→ Data lines:
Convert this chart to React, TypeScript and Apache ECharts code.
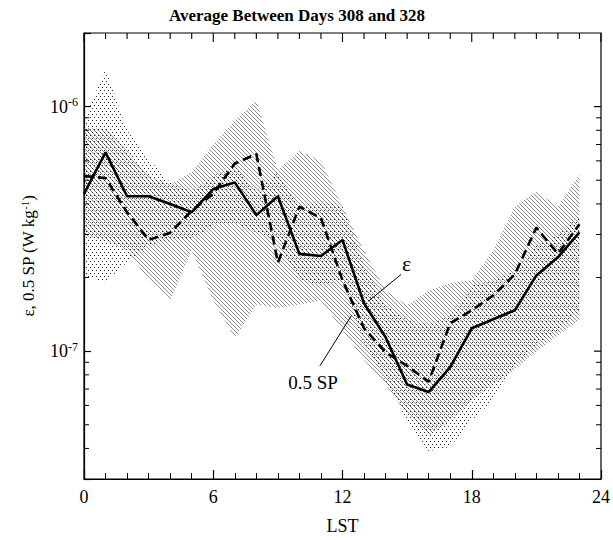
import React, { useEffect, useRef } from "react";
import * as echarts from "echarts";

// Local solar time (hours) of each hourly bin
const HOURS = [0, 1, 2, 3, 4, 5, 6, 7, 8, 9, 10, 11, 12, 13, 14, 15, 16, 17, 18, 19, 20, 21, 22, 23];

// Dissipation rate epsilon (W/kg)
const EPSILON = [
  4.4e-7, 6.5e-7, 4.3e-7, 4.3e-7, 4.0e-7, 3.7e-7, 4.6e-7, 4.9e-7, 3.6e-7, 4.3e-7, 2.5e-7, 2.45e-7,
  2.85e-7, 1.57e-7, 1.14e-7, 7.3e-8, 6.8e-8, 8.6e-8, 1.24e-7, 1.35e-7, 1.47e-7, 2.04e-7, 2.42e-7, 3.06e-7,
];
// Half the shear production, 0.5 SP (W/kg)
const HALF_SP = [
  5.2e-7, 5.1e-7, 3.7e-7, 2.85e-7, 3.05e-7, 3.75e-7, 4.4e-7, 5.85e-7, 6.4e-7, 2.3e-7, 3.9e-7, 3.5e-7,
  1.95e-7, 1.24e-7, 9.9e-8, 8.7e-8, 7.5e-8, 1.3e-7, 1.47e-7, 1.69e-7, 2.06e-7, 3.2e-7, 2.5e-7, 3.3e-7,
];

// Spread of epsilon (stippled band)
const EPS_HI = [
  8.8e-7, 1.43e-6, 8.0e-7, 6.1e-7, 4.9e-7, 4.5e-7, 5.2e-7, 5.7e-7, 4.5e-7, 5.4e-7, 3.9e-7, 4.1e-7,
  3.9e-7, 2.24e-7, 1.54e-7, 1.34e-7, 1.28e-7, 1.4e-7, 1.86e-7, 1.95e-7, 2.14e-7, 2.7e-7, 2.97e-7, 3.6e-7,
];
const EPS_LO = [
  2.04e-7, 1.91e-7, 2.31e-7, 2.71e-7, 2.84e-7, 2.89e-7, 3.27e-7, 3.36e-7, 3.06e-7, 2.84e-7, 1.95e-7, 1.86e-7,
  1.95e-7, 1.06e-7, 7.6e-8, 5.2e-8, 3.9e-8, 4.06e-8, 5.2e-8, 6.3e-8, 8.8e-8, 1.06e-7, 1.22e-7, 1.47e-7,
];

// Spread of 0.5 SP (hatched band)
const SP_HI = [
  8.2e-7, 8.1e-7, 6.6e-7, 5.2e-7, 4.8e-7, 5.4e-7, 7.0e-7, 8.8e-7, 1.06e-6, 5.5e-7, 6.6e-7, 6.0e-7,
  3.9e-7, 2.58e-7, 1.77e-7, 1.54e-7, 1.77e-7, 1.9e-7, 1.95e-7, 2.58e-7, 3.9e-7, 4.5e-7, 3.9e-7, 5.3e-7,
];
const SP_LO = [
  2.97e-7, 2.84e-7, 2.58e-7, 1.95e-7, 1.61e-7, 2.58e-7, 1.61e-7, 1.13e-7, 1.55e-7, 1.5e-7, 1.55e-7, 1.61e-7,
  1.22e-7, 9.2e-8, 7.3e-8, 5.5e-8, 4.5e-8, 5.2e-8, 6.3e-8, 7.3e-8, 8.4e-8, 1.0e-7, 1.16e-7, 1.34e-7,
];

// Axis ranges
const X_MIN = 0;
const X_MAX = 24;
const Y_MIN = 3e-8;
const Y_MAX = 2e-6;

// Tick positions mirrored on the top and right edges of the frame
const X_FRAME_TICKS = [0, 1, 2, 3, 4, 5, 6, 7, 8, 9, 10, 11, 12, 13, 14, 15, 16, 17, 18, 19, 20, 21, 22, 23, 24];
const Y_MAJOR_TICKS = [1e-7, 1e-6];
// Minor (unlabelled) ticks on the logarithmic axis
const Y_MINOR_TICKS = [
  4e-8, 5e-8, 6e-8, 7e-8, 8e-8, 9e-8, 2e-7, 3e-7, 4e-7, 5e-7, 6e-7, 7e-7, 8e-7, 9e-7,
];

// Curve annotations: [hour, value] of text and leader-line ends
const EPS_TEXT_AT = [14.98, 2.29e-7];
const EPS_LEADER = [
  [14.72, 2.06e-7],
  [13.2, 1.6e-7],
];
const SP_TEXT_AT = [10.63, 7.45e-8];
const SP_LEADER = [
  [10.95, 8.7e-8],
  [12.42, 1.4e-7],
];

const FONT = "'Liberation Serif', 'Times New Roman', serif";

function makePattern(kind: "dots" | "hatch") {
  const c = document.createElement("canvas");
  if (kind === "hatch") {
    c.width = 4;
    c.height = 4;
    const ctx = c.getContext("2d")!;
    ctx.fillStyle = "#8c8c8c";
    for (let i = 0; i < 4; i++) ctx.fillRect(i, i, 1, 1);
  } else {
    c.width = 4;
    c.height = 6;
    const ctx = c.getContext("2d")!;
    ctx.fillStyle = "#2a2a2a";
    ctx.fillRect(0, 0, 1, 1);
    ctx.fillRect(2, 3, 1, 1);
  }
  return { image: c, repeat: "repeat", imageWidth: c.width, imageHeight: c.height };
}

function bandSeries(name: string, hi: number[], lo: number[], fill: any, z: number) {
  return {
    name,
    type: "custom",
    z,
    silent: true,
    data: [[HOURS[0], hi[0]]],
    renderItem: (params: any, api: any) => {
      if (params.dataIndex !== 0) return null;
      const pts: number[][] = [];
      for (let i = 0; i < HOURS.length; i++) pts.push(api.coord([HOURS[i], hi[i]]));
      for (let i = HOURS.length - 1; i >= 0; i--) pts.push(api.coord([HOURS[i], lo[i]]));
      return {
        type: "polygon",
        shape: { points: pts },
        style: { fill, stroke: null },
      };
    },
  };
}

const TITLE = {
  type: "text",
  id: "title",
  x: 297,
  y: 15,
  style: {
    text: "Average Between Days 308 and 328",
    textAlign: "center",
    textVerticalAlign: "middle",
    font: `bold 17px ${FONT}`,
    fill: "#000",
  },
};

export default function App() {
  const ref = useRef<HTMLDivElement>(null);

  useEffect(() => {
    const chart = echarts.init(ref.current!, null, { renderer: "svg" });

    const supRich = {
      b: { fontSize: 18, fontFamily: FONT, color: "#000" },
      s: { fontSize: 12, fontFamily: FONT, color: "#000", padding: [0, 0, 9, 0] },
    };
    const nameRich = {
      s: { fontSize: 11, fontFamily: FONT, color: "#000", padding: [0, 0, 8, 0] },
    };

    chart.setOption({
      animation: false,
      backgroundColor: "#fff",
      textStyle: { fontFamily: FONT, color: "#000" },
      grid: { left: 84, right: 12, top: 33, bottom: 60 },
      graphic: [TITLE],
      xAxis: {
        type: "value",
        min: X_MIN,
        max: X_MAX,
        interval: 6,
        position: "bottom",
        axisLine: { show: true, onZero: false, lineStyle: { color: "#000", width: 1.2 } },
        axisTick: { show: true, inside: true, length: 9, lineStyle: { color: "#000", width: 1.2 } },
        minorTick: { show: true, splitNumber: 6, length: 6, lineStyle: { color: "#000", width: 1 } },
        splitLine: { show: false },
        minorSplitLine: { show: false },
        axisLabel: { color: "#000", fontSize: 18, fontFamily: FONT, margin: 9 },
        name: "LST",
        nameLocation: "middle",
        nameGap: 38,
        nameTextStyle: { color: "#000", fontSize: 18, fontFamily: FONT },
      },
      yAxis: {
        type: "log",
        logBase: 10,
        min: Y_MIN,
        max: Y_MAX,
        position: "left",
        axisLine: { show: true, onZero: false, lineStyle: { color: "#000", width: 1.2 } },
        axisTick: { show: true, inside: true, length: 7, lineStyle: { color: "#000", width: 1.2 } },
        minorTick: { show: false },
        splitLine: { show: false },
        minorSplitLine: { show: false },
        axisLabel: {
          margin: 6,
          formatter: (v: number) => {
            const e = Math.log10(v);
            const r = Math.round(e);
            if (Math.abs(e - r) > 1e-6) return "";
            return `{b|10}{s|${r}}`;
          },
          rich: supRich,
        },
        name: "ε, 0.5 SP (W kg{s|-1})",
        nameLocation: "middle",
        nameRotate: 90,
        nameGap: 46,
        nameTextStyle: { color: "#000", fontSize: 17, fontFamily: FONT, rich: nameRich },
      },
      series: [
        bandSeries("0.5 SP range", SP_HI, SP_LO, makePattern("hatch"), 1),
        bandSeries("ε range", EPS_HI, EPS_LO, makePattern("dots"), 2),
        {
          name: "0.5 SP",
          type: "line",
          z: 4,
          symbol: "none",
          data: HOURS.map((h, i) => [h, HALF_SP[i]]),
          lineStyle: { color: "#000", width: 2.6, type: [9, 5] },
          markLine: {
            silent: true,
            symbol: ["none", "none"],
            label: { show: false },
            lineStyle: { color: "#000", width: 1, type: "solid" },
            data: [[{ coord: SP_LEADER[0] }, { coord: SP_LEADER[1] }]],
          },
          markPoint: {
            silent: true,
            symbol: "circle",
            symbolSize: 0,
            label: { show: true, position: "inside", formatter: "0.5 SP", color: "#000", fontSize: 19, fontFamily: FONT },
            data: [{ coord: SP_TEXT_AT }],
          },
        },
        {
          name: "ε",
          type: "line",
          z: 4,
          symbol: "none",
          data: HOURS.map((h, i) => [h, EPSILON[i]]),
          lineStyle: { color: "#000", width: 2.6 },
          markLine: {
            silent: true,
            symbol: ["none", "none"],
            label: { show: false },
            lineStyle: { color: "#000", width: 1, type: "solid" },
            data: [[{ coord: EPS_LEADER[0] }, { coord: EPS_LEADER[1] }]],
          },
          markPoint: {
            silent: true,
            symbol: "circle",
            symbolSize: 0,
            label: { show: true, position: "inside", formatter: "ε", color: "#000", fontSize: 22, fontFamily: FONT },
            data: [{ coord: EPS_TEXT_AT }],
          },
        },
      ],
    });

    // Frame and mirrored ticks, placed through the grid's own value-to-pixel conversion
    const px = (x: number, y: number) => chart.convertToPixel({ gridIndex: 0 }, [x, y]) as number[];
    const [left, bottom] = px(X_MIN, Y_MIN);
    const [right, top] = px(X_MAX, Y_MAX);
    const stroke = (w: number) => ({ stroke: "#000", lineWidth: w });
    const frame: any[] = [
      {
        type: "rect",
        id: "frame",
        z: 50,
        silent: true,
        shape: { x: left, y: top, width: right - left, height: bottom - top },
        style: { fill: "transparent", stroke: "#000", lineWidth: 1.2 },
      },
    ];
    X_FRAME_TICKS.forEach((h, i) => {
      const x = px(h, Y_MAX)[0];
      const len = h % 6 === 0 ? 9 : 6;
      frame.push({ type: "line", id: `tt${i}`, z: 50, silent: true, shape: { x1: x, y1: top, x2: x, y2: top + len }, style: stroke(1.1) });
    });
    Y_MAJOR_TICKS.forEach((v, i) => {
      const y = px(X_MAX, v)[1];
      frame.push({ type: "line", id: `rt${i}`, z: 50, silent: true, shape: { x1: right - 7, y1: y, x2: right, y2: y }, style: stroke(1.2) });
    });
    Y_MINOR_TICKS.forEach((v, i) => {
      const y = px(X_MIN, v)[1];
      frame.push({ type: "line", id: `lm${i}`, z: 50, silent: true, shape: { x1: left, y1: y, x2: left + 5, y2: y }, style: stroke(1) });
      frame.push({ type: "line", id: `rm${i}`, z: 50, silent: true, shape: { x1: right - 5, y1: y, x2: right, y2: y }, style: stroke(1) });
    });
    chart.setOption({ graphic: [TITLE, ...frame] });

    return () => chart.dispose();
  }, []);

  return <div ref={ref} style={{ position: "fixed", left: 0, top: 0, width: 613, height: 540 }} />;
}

→ Given request: Go from the first line of the data above to the line containing "21, 22, 23];" and retype exactly those lines, both included, but none of the pictures.

→ Expected answer:
Convert this chart to React, TypeScript and Apache ECharts code.
import React, { useEffect, useRef } from "react";
import * as echarts from "echarts";

// Local solar time (hours) of each hourly bin
const HOURS = [0, 1, 2, 3, 4, 5, 6, 7, 8, 9, 10, 11, 12, 13, 14, 15, 16, 17, 18, 19, 20, 21, 22, 23];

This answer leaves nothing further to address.